GAZA – About 500 Palestinians were killed in a blast at a Gaza hospital on Tuesday that Palestinian health authorities said was caused by an Israeli air strike but that the Israeli military blamed on a failed rocket launch by a Palestinian militant group.
The blast was the bloodiest single incident in Gaza since Israel launched an unrelenting bombing campaign against the densely populated territory in retaliation for a deadly cross-border Hamas assault on southern Israeli communities on October 7.
It took place on the eve of a visit by US President Joe Biden to Israel to show support for the country in its war with Hamas, the Islamist group that rules the Gaza Strip, and to hear how Israel plans to minimize civilian casualties.
Reuters could not independently verify who was responsible for the blast.
The health minister in the Hamas-run government of Gaza, Mai Alkaila, accused Israel of a massacre.

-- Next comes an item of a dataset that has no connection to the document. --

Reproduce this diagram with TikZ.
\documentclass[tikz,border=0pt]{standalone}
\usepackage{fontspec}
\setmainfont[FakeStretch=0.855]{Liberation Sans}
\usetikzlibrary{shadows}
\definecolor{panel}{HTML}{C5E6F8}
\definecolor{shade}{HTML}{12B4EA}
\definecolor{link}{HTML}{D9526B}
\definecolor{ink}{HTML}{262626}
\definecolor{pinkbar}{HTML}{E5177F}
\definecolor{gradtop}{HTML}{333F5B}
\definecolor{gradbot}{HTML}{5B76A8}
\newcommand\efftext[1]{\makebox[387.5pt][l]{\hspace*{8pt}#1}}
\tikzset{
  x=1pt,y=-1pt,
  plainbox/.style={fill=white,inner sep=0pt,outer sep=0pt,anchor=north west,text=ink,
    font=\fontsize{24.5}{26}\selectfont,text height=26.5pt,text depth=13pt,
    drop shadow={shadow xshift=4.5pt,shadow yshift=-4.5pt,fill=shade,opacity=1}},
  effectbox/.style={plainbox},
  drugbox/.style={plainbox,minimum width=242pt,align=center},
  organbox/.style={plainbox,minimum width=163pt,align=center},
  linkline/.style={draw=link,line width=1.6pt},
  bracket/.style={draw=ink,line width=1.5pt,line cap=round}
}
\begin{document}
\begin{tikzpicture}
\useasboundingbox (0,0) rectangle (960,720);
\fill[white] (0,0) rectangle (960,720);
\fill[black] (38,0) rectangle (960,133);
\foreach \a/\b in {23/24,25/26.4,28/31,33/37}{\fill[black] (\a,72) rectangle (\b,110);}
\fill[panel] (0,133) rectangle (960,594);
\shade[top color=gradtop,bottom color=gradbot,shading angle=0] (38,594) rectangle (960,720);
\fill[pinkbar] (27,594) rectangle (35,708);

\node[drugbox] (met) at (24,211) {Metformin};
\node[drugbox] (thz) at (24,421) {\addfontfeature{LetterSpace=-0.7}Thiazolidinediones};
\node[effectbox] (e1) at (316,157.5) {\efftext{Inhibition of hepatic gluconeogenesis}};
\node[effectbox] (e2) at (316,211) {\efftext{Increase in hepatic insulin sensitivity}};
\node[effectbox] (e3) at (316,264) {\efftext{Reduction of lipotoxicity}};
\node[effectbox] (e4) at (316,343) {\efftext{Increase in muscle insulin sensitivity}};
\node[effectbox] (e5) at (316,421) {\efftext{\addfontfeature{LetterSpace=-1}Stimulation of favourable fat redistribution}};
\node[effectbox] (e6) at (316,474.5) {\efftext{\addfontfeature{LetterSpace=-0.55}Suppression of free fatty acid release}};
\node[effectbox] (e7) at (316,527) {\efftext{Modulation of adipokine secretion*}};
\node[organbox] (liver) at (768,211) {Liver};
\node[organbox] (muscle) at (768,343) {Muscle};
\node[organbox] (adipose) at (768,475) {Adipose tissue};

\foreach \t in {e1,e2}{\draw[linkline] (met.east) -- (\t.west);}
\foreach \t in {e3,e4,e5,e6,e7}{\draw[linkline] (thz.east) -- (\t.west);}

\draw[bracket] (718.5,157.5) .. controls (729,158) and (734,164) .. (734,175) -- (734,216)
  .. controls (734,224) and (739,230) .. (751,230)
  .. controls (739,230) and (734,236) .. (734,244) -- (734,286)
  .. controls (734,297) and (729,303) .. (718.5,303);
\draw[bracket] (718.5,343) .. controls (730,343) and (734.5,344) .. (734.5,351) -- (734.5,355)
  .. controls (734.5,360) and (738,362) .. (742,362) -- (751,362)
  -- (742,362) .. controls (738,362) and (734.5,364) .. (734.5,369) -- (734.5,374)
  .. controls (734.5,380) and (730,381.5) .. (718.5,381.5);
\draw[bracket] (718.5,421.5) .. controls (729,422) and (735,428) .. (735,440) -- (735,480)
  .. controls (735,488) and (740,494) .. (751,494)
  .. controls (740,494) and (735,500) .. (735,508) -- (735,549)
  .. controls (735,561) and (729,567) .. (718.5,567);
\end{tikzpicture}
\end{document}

A Gaza civil defence chief said 300 people were killed and a health ministry official said 500 were killed.
However, the Israeli military denied responsibility for the blast at the Al-Ahli al-Arabi hospital in Gaza City, suggesting the hospital was hit by a failed rocket launch by the enclave’s Palestinian Islamic Jihad military group.

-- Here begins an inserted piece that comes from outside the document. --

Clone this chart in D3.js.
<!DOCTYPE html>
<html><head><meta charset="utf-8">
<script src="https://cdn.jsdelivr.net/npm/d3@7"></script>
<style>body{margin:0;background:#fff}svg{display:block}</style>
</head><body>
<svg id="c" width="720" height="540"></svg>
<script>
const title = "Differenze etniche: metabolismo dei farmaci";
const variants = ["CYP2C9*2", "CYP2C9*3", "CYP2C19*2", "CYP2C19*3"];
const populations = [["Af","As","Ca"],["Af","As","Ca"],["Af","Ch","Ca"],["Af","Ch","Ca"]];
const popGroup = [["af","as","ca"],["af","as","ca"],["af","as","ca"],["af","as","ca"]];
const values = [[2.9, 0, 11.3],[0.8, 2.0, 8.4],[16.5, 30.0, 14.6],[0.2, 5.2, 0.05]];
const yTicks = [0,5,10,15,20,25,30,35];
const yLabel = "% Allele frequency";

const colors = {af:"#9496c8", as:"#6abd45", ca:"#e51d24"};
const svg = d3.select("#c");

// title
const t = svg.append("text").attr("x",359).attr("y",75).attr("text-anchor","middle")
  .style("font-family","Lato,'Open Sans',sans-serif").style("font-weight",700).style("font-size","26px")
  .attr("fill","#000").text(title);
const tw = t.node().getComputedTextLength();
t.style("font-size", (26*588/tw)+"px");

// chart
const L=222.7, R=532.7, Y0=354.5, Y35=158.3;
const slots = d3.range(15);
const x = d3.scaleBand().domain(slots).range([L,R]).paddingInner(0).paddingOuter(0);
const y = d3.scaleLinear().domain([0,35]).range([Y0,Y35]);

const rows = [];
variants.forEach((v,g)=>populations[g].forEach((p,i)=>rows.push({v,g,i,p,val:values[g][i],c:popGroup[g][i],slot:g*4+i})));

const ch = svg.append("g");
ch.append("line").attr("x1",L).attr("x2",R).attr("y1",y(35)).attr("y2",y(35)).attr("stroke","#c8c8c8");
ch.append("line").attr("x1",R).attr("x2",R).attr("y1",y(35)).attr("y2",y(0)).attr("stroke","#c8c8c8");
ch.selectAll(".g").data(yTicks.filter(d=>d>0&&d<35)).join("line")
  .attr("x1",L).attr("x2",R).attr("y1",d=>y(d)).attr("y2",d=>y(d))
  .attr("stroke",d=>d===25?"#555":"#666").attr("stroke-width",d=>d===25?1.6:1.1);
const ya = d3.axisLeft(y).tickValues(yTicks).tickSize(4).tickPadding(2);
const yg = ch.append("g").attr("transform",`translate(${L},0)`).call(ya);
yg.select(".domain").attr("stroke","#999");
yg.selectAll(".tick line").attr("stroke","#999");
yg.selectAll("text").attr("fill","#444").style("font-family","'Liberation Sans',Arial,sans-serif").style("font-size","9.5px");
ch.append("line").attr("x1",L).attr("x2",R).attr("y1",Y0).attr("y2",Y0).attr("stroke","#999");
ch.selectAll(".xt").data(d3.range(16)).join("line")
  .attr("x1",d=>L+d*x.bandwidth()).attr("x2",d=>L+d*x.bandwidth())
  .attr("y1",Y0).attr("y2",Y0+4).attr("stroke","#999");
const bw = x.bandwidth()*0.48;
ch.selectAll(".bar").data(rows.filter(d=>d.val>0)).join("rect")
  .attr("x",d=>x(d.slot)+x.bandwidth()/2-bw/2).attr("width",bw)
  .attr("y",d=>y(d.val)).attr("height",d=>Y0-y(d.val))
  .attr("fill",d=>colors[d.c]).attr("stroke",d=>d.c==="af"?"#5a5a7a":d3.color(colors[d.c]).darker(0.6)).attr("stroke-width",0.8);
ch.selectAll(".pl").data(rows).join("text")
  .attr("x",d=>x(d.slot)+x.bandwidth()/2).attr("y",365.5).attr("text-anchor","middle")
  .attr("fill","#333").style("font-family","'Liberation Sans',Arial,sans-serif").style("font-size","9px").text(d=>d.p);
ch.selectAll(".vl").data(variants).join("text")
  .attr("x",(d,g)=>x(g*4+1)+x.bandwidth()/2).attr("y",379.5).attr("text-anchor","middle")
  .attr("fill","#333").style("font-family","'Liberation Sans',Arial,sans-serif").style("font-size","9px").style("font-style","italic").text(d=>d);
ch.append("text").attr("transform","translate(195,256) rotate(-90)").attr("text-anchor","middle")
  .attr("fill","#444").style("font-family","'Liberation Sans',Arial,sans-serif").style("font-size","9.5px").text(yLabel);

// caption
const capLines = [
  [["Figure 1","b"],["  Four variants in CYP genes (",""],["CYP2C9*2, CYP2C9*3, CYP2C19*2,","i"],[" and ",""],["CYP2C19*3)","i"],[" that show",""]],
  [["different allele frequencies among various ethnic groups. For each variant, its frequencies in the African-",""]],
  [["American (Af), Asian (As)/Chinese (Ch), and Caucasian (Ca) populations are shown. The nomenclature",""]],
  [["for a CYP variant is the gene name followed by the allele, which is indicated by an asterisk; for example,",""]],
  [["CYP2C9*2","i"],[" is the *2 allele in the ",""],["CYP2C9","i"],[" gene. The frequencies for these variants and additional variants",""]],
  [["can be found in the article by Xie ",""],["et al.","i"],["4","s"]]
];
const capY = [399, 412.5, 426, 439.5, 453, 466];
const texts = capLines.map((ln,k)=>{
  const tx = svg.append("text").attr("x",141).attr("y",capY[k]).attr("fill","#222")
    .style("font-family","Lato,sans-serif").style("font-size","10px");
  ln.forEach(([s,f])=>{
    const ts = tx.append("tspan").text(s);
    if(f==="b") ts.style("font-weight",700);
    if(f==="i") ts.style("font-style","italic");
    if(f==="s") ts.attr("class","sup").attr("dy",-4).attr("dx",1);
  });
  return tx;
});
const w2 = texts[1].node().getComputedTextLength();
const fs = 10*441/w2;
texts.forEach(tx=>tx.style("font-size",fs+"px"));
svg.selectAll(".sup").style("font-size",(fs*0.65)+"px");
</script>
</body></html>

“An analysis of IDF operational systems indicates that a barrage of rockets was fired by terrorists in Gaza, passing in close proximity to the Al Ahli hospital in Gaza at the time it was hit,” a spokesperson for the Israel Defense Forces said.
“Intelligence from multiple sources we have in our hands indicates that Islamic Jihad is responsible for the failed rocket launch which hit the hospital in Gaza,” the spokesperson added.
Daoud Shehab, a spokesman for Islamic Jihad, told Reuters: “This is a lie and fabrication, it is completely incorrect. The occupation is trying to cover for the horrifying crime and massacre they committed against civilians.”
In the occupied West Bank city of Ramallah, Palestinian security forces fired tear gas and stun grenades to disperse protesters throwing rocks and chanting against President Mahmoud Abbas as popular anger boiled over after the blast.
Clashes with Palestinian security forces broke out in a number of other cities in the West Bank, which is ruled by Abbas’ Palestinian Authority, late on Tuesday, witnesses said.